◆ **WHAT THE EXERCISE ASKS**
Drop every picture and give the entries back exactly.
.....
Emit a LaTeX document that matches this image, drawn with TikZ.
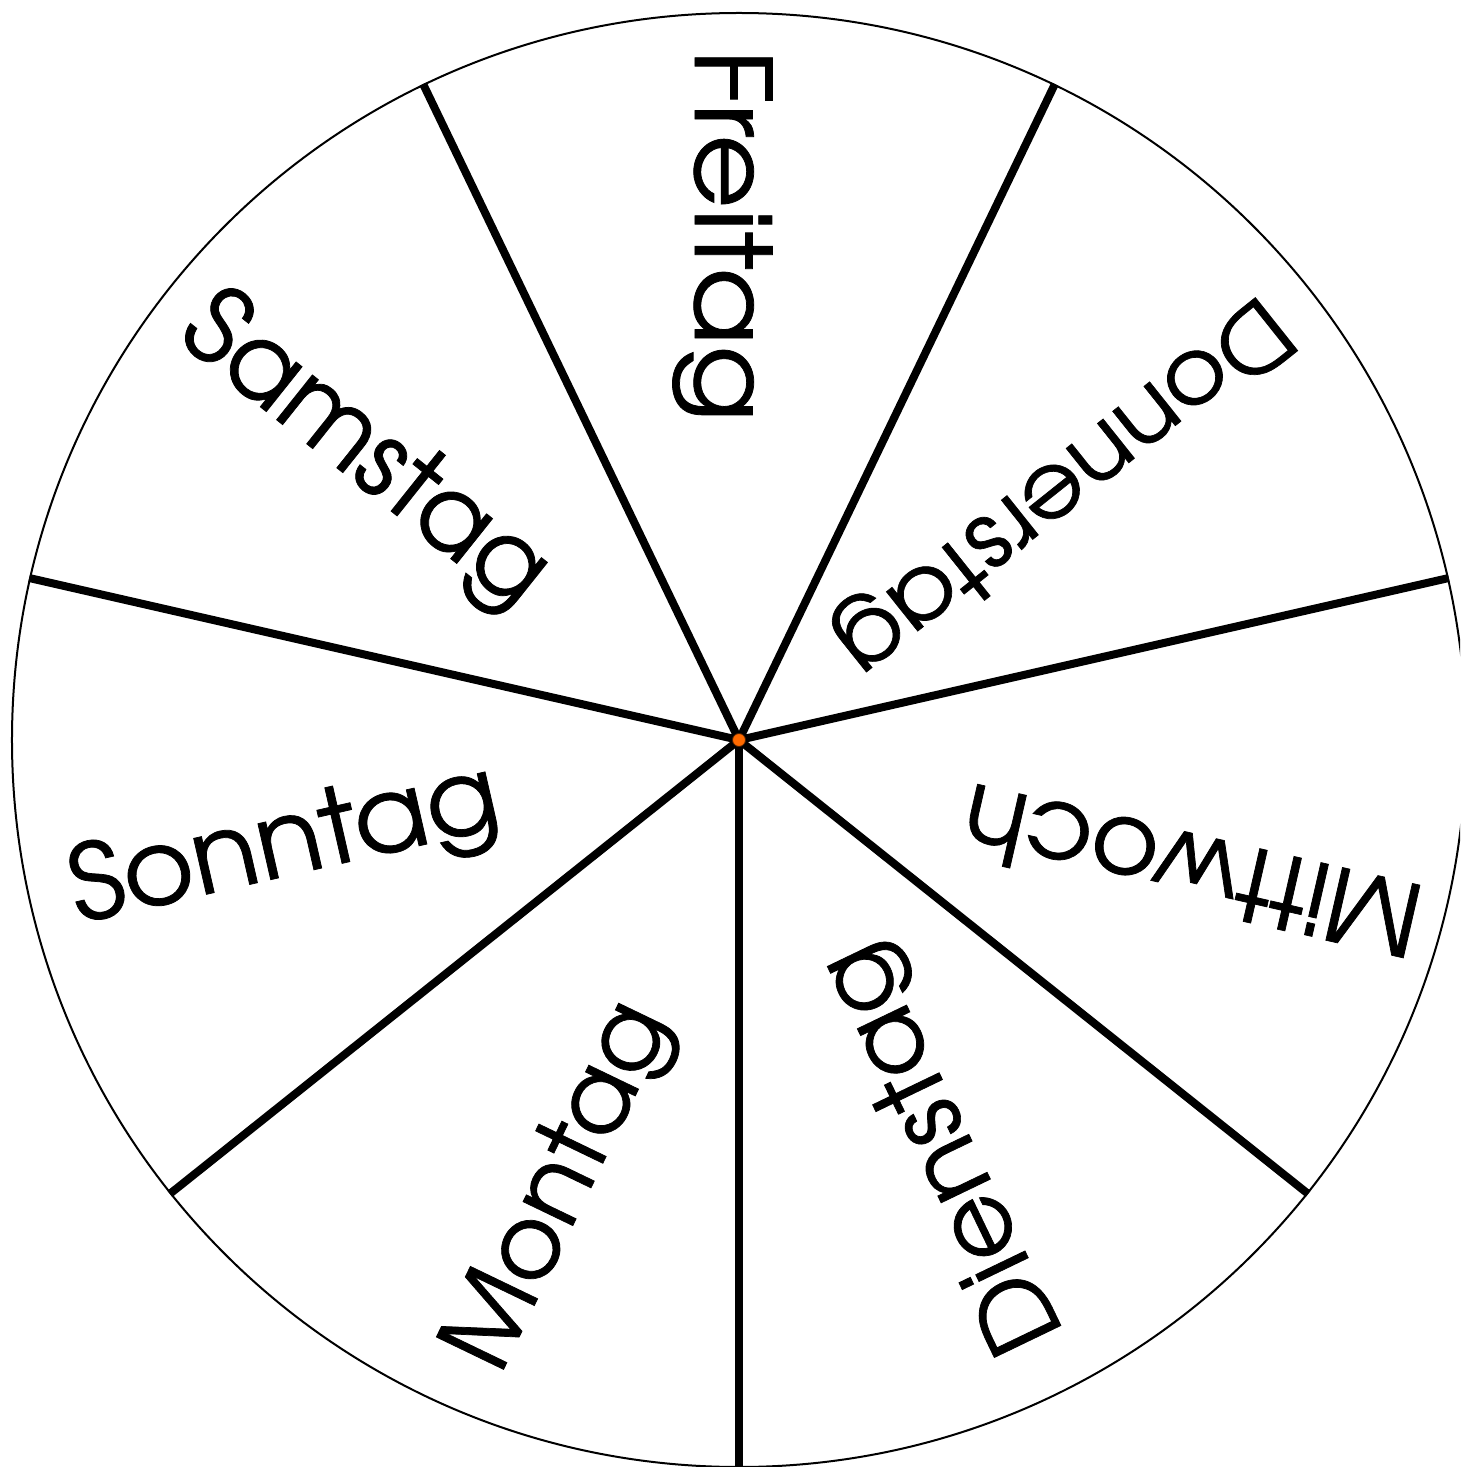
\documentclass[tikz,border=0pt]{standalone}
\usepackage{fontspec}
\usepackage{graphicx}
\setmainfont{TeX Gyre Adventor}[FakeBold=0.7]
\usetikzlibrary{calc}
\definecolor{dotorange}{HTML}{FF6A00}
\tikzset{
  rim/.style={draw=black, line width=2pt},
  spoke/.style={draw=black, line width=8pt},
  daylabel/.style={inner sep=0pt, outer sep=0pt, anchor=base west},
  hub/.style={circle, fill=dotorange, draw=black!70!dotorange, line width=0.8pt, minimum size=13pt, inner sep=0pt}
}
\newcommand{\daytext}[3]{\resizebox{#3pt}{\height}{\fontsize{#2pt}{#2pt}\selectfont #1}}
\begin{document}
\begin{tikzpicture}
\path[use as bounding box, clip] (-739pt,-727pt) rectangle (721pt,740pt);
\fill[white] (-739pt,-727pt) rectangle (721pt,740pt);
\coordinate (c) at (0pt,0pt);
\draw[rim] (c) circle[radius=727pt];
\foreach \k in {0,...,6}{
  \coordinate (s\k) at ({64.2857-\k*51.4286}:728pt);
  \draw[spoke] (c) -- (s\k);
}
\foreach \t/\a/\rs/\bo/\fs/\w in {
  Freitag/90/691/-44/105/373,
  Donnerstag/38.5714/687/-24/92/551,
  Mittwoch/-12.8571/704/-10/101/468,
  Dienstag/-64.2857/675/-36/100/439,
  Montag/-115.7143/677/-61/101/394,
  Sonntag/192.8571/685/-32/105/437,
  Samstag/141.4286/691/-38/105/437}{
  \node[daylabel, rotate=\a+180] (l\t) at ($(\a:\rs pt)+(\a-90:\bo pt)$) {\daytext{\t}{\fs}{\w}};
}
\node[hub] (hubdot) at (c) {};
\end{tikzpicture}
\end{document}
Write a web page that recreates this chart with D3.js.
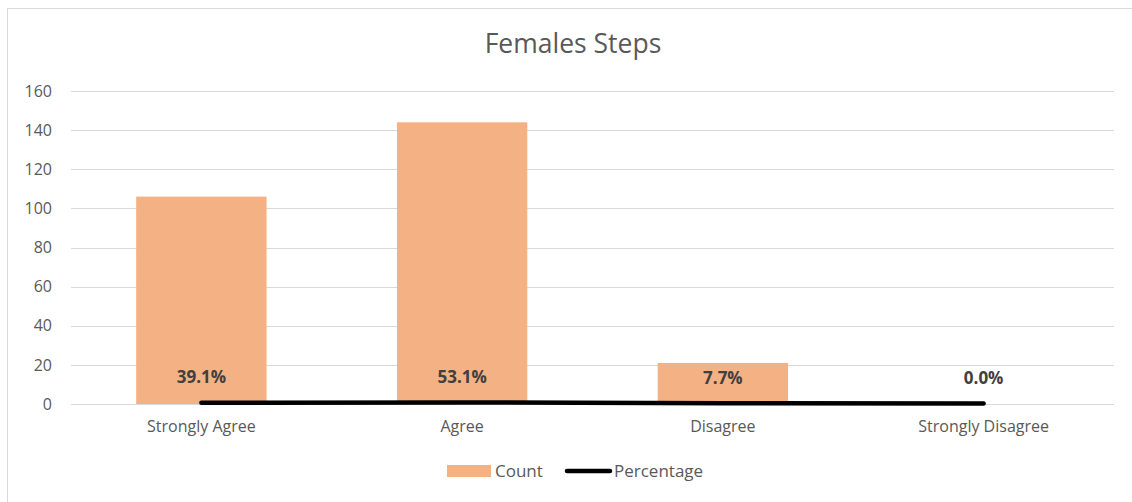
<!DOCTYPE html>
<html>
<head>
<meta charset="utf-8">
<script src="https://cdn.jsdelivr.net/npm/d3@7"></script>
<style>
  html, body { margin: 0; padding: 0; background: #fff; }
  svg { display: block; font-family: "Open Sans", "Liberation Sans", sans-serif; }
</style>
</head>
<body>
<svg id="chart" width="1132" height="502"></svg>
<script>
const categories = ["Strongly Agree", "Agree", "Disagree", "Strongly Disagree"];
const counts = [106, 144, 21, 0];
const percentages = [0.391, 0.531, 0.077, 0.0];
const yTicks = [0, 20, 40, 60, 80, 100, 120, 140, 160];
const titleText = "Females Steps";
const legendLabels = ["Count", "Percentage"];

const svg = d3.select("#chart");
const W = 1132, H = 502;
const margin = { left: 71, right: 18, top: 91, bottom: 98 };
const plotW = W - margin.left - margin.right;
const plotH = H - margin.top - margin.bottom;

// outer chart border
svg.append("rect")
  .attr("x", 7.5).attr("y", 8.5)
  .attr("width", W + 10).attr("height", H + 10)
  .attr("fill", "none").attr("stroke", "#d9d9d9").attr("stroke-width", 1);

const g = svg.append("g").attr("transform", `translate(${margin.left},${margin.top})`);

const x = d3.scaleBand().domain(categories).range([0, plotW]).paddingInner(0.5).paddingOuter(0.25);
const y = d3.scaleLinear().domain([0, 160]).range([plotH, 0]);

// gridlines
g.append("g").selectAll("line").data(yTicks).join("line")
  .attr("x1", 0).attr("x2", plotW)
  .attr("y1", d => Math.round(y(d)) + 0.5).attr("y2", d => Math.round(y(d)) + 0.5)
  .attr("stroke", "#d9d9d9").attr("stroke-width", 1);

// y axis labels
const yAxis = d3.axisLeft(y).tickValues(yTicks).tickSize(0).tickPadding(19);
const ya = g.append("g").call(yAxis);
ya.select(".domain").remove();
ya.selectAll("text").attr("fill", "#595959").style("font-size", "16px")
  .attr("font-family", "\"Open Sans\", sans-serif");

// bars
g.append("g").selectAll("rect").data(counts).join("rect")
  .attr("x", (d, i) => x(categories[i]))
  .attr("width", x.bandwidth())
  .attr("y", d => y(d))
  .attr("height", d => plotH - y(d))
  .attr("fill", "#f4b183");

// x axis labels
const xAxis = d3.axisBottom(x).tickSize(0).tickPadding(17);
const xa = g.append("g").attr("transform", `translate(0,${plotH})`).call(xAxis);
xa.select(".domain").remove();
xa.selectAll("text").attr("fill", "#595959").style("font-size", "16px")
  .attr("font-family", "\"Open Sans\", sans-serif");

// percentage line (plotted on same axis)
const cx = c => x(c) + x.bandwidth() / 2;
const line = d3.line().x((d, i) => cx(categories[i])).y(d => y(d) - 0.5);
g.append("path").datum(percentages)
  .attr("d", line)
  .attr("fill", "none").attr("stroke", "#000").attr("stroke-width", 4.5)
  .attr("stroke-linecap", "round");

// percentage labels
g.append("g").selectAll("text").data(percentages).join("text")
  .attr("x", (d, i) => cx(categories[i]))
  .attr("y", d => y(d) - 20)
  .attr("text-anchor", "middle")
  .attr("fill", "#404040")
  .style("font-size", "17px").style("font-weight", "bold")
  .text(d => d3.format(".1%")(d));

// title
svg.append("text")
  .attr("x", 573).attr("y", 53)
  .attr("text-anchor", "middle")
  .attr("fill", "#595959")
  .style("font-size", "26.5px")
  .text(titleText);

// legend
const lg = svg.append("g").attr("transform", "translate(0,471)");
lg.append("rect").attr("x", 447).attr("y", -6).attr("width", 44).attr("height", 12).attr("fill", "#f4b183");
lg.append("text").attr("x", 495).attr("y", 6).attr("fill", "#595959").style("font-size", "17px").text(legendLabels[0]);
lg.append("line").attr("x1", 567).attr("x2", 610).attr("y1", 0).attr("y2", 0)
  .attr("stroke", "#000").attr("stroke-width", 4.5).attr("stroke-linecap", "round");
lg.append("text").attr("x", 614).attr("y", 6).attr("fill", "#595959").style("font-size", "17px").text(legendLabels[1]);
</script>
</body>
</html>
.....
◆ **PROBLEM SOLUTION**
Emit a LaTeX document that matches this image, drawn with TikZ.
\documentclass[tikz,border=0pt]{standalone}
\usepackage{fontspec}
\usepackage{graphicx}
\setmainfont{TeX Gyre Adventor}[FakeBold=0.7]
\usetikzlibrary{calc}
\definecolor{dotorange}{HTML}{FF6A00}
\tikzset{
  rim/.style={draw=black, line width=2pt},
  spoke/.style={draw=black, line width=8pt},
  daylabel/.style={inner sep=0pt, outer sep=0pt, anchor=base west},
  hub/.style={circle, fill=dotorange, draw=black!70!dotorange, line width=0.8pt, minimum size=13pt, inner sep=0pt}
}
\newcommand{\daytext}[3]{\resizebox{#3pt}{\height}{\fontsize{#2pt}{#2pt}\selectfont #1}}
\begin{document}
\begin{tikzpicture}
\path[use as bounding box, clip] (-739pt,-727pt) rectangle (721pt,740pt);
\fill[white] (-739pt,-727pt) rectangle (721pt,740pt);
\coordinate (c) at (0pt,0pt);
\draw[rim] (c) circle[radius=727pt];
\foreach \k in {0,...,6}{
  \coordinate (s\k) at ({64.2857-\k*51.4286}:728pt);
  \draw[spoke] (c) -- (s\k);
}
\foreach \t/\a/\rs/\bo/\fs/\w in {
  Freitag/90/691/-44/105/373,
  Donnerstag/38.5714/687/-24/92/551,
  Mittwoch/-12.8571/704/-10/101/468,
  Dienstag/-64.2857/675/-36/100/439,
  Montag/-115.7143/677/-61/101/394,
  Sonntag/192.8571/685/-32/105/437,
  Samstag/141.4286/691/-38/105/437}{
  \node[daylabel, rotate=\a+180] (l\t) at ($(\a:\rs pt)+(\a-90:\bo pt)$) {\daytext{\t}{\fs}{\w}};
}
\node[hub] (hubdot) at (c) {};
\end{tikzpicture}
\end{document}
Write a web page that recreates this chart with D3.js.
<!DOCTYPE html>
<html>
<head>
<meta charset="utf-8">
<script src="https://cdn.jsdelivr.net/npm/d3@7"></script>
<style>
  html, body { margin: 0; padding: 0; background: #fff; }
  svg { display: block; font-family: "Open Sans", "Liberation Sans", sans-serif; }
</style>
</head>
<body>
<svg id="chart" width="1132" height="502"></svg>
<script>
const categories = ["Strongly Agree", "Agree", "Disagree", "Strongly Disagree"];
const counts = [106, 144, 21, 0];
const percentages = [0.391, 0.531, 0.077, 0.0];
const yTicks = [0, 20, 40, 60, 80, 100, 120, 140, 160];
const titleText = "Females Steps";
const legendLabels = ["Count", "Percentage"];

const svg = d3.select("#chart");
const W = 1132, H = 502;
const margin = { left: 71, right: 18, top: 91, bottom: 98 };
const plotW = W - margin.left - margin.right;
const plotH = H - margin.top - margin.bottom;

// outer chart border
svg.append("rect")
  .attr("x", 7.5).attr("y", 8.5)
  .attr("width", W + 10).attr("height", H + 10)
  .attr("fill", "none").attr("stroke", "#d9d9d9").attr("stroke-width", 1);

const g = svg.append("g").attr("transform", `translate(${margin.left},${margin.top})`);

const x = d3.scaleBand().domain(categories).range([0, plotW]).paddingInner(0.5).paddingOuter(0.25);
const y = d3.scaleLinear().domain([0, 160]).range([plotH, 0]);

// gridlines
g.append("g").selectAll("line").data(yTicks).join("line")
  .attr("x1", 0).attr("x2", plotW)
  .attr("y1", d => Math.round(y(d)) + 0.5).attr("y2", d => Math.round(y(d)) + 0.5)
  .attr("stroke", "#d9d9d9").attr("stroke-width", 1);

// y axis labels
const yAxis = d3.axisLeft(y).tickValues(yTicks).tickSize(0).tickPadding(19);
const ya = g.append("g").call(yAxis);
ya.select(".domain").remove();
ya.selectAll("text").attr("fill", "#595959").style("font-size", "16px")
  .attr("font-family", "\"Open Sans\", sans-serif");

// bars
g.append("g").selectAll("rect").data(counts).join("rect")
  .attr("x", (d, i) => x(categories[i]))
  .attr("width", x.bandwidth())
  .attr("y", d => y(d))
  .attr("height", d => plotH - y(d))
  .attr("fill", "#f4b183");

// x axis labels
const xAxis = d3.axisBottom(x).tickSize(0).tickPadding(17);
const xa = g.append("g").attr("transform", `translate(0,${plotH})`).call(xAxis);
xa.select(".domain").remove();
xa.selectAll("text").attr("fill", "#595959").style("font-size", "16px")
  .attr("font-family", "\"Open Sans\", sans-serif");

// percentage line (plotted on same axis)
const cx = c => x(c) + x.bandwidth() / 2;
const line = d3.line().x((d, i) => cx(categories[i])).y(d => y(d) - 0.5);
g.append("path").datum(percentages)
  .attr("d", line)
  .attr("fill", "none").attr("stroke", "#000").attr("stroke-width", 4.5)
  .attr("stroke-linecap", "round");

// percentage labels
g.append("g").selectAll("text").data(percentages).join("text")
  .attr("x", (d, i) => cx(categories[i]))
  .attr("y", d => y(d) - 20)
  .attr("text-anchor", "middle")
  .attr("fill", "#404040")
  .style("font-size", "17px").style("font-weight", "bold")
  .text(d => d3.format(".1%")(d));

// title
svg.append("text")
  .attr("x", 573).attr("y", 53)
  .attr("text-anchor", "middle")
  .attr("fill", "#595959")
  .style("font-size", "26.5px")
  .text(titleText);

// legend
const lg = svg.append("g").attr("transform", "translate(0,471)");
lg.append("rect").attr("x", 447).attr("y", -6).attr("width", 44).attr("height", 12).attr("fill", "#f4b183");
lg.append("text").attr("x", 495).attr("y", 6).attr("fill", "#595959").style("font-size", "17px").text(legendLabels[0]);
lg.append("line").attr("x1", 567).attr("x2", 610).attr("y1", 0).attr("y2", 0)
  .attr("stroke", "#000").attr("stroke-width", 4.5).attr("stroke-linecap", "round");
lg.append("text").attr("x", 614).attr("y", 6).attr("fill", "#595959").style("font-size", "17px").text(legendLabels[1]);
</script>
</body>
</html>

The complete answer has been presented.